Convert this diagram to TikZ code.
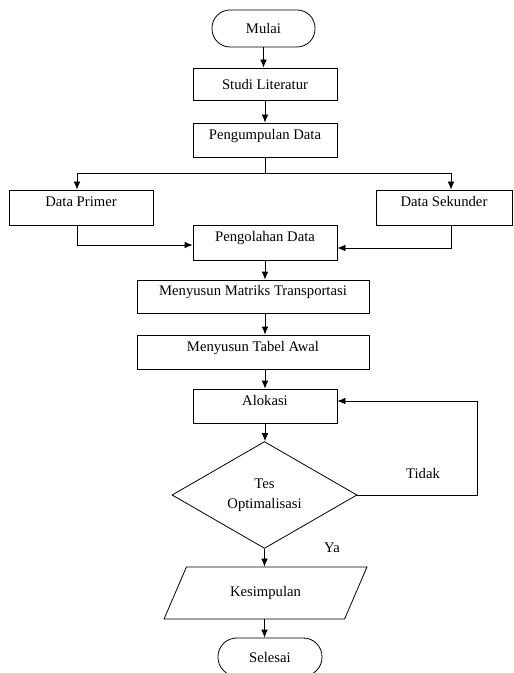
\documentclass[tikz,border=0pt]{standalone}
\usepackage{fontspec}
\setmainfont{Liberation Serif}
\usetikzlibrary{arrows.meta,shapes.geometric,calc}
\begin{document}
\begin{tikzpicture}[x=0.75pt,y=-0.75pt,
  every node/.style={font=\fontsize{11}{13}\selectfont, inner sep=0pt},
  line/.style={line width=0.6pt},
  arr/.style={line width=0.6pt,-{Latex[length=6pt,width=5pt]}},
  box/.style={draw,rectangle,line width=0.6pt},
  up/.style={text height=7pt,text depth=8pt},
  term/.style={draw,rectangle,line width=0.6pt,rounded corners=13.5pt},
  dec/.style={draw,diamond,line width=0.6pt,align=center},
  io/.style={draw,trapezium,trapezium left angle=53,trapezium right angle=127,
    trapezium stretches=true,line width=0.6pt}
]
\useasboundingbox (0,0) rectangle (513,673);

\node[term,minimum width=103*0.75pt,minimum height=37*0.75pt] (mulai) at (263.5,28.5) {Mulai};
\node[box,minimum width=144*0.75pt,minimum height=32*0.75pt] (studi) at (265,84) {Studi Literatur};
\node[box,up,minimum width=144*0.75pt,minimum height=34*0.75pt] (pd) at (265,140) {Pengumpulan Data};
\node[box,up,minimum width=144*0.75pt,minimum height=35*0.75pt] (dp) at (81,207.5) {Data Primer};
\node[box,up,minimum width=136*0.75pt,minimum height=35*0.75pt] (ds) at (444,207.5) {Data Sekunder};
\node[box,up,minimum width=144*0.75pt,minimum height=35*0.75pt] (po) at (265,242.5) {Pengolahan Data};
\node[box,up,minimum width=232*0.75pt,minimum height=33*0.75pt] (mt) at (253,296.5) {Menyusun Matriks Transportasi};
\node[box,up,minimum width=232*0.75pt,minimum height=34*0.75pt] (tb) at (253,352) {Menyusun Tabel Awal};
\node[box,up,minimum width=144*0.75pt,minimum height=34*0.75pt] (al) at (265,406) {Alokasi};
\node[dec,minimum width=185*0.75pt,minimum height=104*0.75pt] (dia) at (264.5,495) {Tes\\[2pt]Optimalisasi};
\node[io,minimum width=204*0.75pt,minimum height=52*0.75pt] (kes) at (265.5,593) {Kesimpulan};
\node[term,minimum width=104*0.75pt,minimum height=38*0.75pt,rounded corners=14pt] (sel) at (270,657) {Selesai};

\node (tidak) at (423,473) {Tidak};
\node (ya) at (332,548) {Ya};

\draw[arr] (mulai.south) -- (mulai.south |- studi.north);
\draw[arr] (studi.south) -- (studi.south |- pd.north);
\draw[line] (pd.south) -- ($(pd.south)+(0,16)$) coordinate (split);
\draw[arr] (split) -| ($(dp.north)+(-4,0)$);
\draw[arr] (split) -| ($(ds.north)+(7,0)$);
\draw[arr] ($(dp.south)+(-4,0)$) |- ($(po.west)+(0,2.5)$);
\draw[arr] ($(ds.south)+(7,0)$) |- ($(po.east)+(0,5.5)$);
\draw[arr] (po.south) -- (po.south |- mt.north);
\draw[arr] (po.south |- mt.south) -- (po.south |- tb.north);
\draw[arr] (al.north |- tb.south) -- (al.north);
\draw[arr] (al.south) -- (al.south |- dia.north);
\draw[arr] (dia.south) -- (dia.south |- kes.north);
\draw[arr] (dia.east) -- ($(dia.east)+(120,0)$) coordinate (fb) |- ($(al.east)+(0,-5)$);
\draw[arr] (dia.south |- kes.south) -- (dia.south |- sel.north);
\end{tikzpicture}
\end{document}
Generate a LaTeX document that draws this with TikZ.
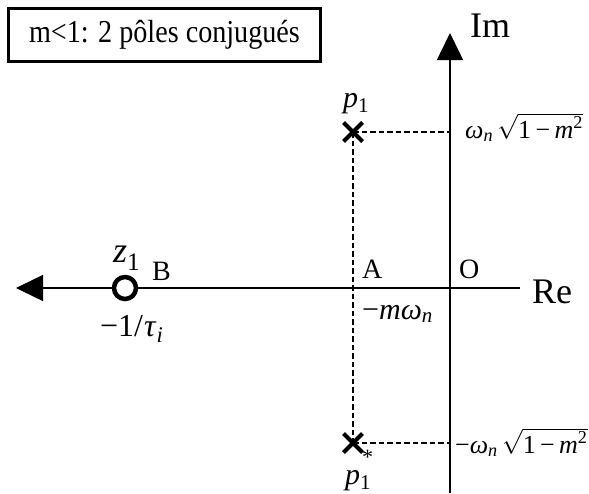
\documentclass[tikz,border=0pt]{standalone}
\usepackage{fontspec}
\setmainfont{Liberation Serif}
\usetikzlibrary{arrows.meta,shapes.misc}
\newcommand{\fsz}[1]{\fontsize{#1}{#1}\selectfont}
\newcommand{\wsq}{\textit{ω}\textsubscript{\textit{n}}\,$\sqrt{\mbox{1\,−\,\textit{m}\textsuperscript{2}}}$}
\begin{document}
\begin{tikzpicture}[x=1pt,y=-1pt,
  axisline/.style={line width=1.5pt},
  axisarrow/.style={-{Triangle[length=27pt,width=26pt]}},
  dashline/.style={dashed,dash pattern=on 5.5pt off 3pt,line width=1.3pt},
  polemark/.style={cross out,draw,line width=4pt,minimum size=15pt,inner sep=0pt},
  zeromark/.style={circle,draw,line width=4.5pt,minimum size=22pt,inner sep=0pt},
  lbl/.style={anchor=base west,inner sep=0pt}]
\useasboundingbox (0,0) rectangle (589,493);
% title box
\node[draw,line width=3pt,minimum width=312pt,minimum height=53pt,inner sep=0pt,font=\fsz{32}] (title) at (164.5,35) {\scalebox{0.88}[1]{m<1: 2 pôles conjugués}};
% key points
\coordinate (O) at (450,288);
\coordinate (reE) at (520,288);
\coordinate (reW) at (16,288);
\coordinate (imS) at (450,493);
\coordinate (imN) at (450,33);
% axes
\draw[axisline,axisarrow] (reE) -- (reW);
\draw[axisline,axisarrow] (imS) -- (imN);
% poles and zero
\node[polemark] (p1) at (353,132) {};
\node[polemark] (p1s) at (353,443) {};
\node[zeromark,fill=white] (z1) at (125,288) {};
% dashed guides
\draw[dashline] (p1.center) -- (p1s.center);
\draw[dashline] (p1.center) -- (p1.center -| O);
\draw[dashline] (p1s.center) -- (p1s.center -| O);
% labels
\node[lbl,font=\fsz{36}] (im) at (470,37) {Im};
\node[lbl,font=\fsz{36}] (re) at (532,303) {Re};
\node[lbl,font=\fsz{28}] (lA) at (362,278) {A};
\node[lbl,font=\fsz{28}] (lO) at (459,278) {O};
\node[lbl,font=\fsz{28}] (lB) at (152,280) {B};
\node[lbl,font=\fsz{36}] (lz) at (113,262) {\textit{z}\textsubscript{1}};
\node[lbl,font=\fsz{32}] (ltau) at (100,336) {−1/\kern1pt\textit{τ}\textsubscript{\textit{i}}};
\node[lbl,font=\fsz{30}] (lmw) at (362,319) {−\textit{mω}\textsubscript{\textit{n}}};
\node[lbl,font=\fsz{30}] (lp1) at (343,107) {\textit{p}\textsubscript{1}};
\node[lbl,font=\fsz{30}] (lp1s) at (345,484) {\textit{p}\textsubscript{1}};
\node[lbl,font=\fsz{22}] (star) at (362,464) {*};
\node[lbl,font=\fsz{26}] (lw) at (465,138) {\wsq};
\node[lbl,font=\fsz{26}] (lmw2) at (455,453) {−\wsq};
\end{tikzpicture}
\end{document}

DIRECTIONS FOR THIS TASK. Only the lines from the top of the records through the line with "(0,0) rectangle (513,673);" belong in the copy; write them out exactly, leaving out pictures.

THE REPLY.
Convert this diagram to TikZ code.
\documentclass[tikz,border=0pt]{standalone}
\usepackage{fontspec}
\setmainfont{Liberation Serif}
\usetikzlibrary{arrows.meta,shapes.geometric,calc}
\begin{document}
\begin{tikzpicture}[x=0.75pt,y=-0.75pt,
  every node/.style={font=\fontsize{11}{13}\selectfont, inner sep=0pt},
  line/.style={line width=0.6pt},
  arr/.style={line width=0.6pt,-{Latex[length=6pt,width=5pt]}},
  box/.style={draw,rectangle,line width=0.6pt},
  up/.style={text height=7pt,text depth=8pt},
  term/.style={draw,rectangle,line width=0.6pt,rounded corners=13.5pt},
  dec/.style={draw,diamond,line width=0.6pt,align=center},
  io/.style={draw,trapezium,trapezium left angle=53,trapezium right angle=127,
    trapezium stretches=true,line width=0.6pt}
]
\useasboundingbox (0,0) rectangle (513,673);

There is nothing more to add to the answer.